[Data shown start]
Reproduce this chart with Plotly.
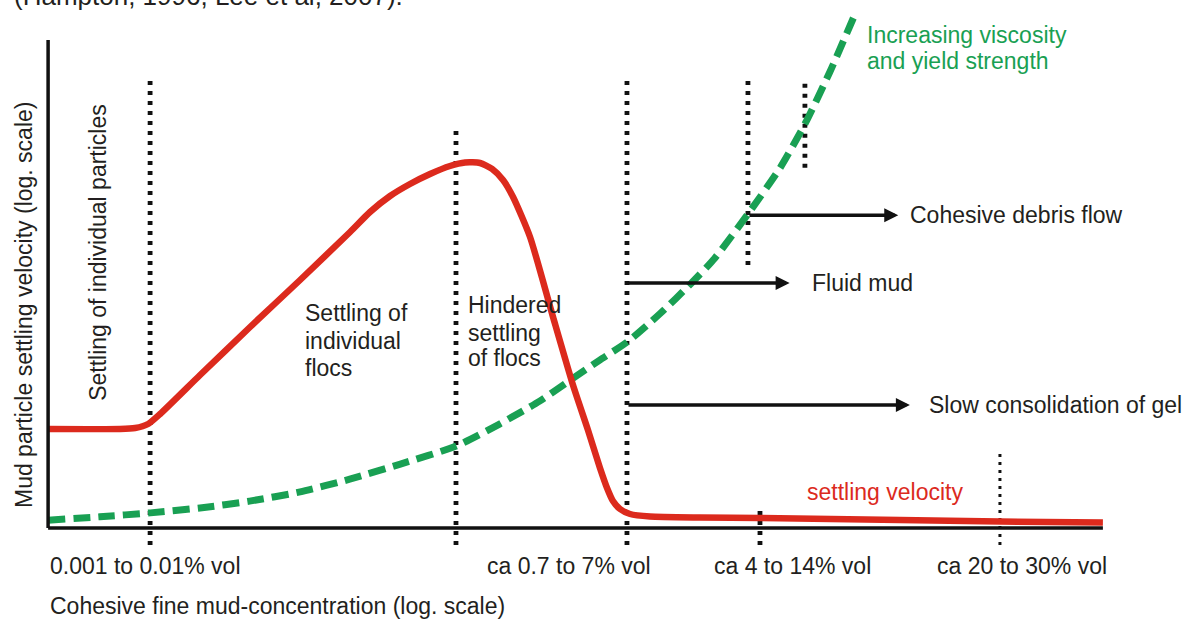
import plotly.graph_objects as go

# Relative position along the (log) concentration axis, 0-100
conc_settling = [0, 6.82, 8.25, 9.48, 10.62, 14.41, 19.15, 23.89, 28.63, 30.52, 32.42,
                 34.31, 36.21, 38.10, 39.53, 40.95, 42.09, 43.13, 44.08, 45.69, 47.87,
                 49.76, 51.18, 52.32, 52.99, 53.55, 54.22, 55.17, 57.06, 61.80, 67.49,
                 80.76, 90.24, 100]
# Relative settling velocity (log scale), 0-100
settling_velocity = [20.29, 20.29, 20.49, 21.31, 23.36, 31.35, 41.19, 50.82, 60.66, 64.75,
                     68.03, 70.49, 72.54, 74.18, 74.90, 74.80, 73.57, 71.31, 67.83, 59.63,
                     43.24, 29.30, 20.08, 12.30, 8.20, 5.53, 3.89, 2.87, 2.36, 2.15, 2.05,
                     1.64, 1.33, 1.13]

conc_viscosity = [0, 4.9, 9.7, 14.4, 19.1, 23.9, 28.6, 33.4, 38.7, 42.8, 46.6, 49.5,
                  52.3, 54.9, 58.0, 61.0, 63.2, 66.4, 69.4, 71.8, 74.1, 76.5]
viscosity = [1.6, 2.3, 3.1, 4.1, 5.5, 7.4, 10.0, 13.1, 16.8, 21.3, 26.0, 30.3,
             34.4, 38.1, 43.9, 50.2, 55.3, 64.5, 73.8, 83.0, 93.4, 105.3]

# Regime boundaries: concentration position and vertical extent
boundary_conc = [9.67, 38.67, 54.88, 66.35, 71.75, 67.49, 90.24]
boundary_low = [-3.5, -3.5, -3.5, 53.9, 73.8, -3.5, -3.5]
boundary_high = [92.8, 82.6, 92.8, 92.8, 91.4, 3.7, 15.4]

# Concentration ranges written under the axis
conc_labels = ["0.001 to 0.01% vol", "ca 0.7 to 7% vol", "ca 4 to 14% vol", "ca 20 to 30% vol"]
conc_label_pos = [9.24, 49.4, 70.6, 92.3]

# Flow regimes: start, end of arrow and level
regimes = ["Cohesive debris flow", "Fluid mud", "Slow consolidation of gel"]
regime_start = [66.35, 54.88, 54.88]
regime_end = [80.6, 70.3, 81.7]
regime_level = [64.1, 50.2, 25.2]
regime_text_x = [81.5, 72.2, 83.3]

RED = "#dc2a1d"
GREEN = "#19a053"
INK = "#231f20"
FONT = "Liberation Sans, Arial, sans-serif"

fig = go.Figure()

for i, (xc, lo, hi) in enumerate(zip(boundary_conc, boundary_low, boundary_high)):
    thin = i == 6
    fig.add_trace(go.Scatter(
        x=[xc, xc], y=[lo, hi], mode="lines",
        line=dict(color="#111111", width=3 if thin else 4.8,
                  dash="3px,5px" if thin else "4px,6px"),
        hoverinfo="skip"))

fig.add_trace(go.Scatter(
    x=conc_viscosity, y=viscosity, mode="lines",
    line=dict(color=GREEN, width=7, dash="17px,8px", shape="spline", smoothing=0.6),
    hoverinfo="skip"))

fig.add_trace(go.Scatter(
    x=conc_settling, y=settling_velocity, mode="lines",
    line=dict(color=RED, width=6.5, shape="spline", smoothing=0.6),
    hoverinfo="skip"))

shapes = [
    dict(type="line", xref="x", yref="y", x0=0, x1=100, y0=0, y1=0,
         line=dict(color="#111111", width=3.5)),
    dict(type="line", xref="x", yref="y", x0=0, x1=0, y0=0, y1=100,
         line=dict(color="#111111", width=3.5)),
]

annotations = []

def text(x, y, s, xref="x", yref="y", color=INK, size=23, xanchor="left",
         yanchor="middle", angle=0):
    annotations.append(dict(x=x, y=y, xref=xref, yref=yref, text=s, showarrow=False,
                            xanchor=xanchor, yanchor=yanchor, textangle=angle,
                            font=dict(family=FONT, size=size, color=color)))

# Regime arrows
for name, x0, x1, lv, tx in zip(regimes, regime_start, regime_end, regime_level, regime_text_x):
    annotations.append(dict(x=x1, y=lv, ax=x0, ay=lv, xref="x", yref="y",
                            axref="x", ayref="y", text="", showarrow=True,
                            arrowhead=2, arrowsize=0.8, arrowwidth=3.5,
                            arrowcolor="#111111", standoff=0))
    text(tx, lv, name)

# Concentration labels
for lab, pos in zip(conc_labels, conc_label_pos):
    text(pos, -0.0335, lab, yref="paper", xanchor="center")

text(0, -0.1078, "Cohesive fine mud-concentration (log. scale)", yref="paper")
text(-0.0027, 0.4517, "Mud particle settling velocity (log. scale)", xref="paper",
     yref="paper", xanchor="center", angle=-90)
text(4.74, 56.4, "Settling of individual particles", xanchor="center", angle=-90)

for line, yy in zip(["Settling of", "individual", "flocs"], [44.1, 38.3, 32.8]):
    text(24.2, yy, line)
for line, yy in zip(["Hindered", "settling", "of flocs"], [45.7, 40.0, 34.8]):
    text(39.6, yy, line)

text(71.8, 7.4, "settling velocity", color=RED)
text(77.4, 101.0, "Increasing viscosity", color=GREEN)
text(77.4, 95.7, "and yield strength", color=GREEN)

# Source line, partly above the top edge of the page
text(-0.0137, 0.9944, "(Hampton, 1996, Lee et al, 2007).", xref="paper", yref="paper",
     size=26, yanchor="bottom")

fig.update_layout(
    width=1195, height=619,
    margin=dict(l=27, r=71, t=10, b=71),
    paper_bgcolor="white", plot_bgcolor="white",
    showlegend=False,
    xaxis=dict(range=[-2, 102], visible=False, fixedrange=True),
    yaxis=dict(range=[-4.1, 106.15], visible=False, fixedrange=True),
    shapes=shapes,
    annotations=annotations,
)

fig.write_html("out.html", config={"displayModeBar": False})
[Data shown end]
Leave out the pictures and output the rest of the material exactly as written.

▶ **Correct answer**
Reproduce this chart with Plotly.
import plotly.graph_objects as go

# Relative position along the (log) concentration axis, 0-100
conc_settling = [0, 6.82, 8.25, 9.48, 10.62, 14.41, 19.15, 23.89, 28.63, 30.52, 32.42,
                 34.31, 36.21, 38.10, 39.53, 40.95, 42.09, 43.13, 44.08, 45.69, 47.87,
                 49.76, 51.18, 52.32, 52.99, 53.55, 54.22, 55.17, 57.06, 61.80, 67.49,
                 80.76, 90.24, 100]
# Relative settling velocity (log scale), 0-100
settling_velocity = [20.29, 20.29, 20.49, 21.31, 23.36, 31.35, 41.19, 50.82, 60.66, 64.75,
                     68.03, 70.49, 72.54, 74.18, 74.90, 74.80, 73.57, 71.31, 67.83, 59.63,
                     43.24, 29.30, 20.08, 12.30, 8.20, 5.53, 3.89, 2.87, 2.36, 2.15, 2.05,
                     1.64, 1.33, 1.13]

conc_viscosity = [0, 4.9, 9.7, 14.4, 19.1, 23.9, 28.6, 33.4, 38.7, 42.8, 46.6, 49.5,
                  52.3, 54.9, 58.0, 61.0, 63.2, 66.4, 69.4, 71.8, 74.1, 76.5]
viscosity = [1.6, 2.3, 3.1, 4.1, 5.5, 7.4, 10.0, 13.1, 16.8, 21.3, 26.0, 30.3,
             34.4, 38.1, 43.9, 50.2, 55.3, 64.5, 73.8, 83.0, 93.4, 105.3]

# Regime boundaries: concentration position and vertical extent
boundary_conc = [9.67, 38.67, 54.88, 66.35, 71.75, 67.49, 90.24]
boundary_low = [-3.5, -3.5, -3.5, 53.9, 73.8, -3.5, -3.5]
boundary_high = [92.8, 82.6, 92.8, 92.8, 91.4, 3.7, 15.4]

# Concentration ranges written under the axis
conc_labels = ["0.001 to 0.01% vol", "ca 0.7 to 7% vol", "ca 4 to 14% vol", "ca 20 to 30% vol"]
conc_label_pos = [9.24, 49.4, 70.6, 92.3]

# Flow regimes: start, end of arrow and level
regimes = ["Cohesive debris flow", "Fluid mud", "Slow consolidation of gel"]
regime_start = [66.35, 54.88, 54.88]
regime_end = [80.6, 70.3, 81.7]
regime_level = [64.1, 50.2, 25.2]
regime_text_x = [81.5, 72.2, 83.3]

RED = "#dc2a1d"
GREEN = "#19a053"
INK = "#231f20"
FONT = "Liberation Sans, Arial, sans-serif"

fig = go.Figure()

for i, (xc, lo, hi) in enumerate(zip(boundary_conc, boundary_low, boundary_high)):
    thin = i == 6
    fig.add_trace(go.Scatter(
        x=[xc, xc], y=[lo, hi], mode="lines",
        line=dict(color="#111111", width=3 if thin else 4.8,
                  dash="3px,5px" if thin else "4px,6px"),
        hoverinfo="skip"))

fig.add_trace(go.Scatter(
    x=conc_viscosity, y=viscosity, mode="lines",
    line=dict(color=GREEN, width=7, dash="17px,8px", shape="spline", smoothing=0.6),
    hoverinfo="skip"))

fig.add_trace(go.Scatter(
    x=conc_settling, y=settling_velocity, mode="lines",
    line=dict(color=RED, width=6.5, shape="spline", smoothing=0.6),
    hoverinfo="skip"))

shapes = [
    dict(type="line", xref="x", yref="y", x0=0, x1=100, y0=0, y1=0,
         line=dict(color="#111111", width=3.5)),
    dict(type="line", xref="x", yref="y", x0=0, x1=0, y0=0, y1=100,
         line=dict(color="#111111", width=3.5)),
]

annotations = []

def text(x, y, s, xref="x", yref="y", color=INK, size=23, xanchor="left",
         yanchor="middle", angle=0):
    annotations.append(dict(x=x, y=y, xref=xref, yref=yref, text=s, showarrow=False,
                            xanchor=xanchor, yanchor=yanchor, textangle=angle,
                            font=dict(family=FONT, size=size, color=color)))

# Regime arrows
for name, x0, x1, lv, tx in zip(regimes, regime_start, regime_end, regime_level, regime_text_x):
    annotations.append(dict(x=x1, y=lv, ax=x0, ay=lv, xref="x", yref="y",
                            axref="x", ayref="y", text="", showarrow=True,
                            arrowhead=2, arrowsize=0.8, arrowwidth=3.5,
                            arrowcolor="#111111", standoff=0))
    text(tx, lv, name)

# Concentration labels
for lab, pos in zip(conc_labels, conc_label_pos):
    text(pos, -0.0335, lab, yref="paper", xanchor="center")

text(0, -0.1078, "Cohesive fine mud-concentration (log. scale)", yref="paper")
text(-0.0027, 0.4517, "Mud particle settling velocity (log. scale)", xref="paper",
     yref="paper", xanchor="center", angle=-90)
text(4.74, 56.4, "Settling of individual particles", xanchor="center", angle=-90)

for line, yy in zip(["Settling of", "individual", "flocs"], [44.1, 38.3, 32.8]):
    text(24.2, yy, line)
for line, yy in zip(["Hindered", "settling", "of flocs"], [45.7, 40.0, 34.8]):
    text(39.6, yy, line)

text(71.8, 7.4, "settling velocity", color=RED)
text(77.4, 101.0, "Increasing viscosity", color=GREEN)
text(77.4, 95.7, "and yield strength", color=GREEN)

# Source line, partly above the top edge of the page
text(-0.0137, 0.9944, "(Hampton, 1996, Lee et al, 2007).", xref="paper", yref="paper",
     size=26, yanchor="bottom")

fig.update_layout(
    width=1195, height=619,
    margin=dict(l=27, r=71, t=10, b=71),
    paper_bgcolor="white", plot_bgcolor="white",
    showlegend=False,
    xaxis=dict(range=[-2, 102], visible=False, fixedrange=True),
    yaxis=dict(range=[-4.1, 106.15], visible=False, fixedrange=True),
    shapes=shapes,
    annotations=annotations,
)

fig.write_html("out.html", config={"displayModeBar": False})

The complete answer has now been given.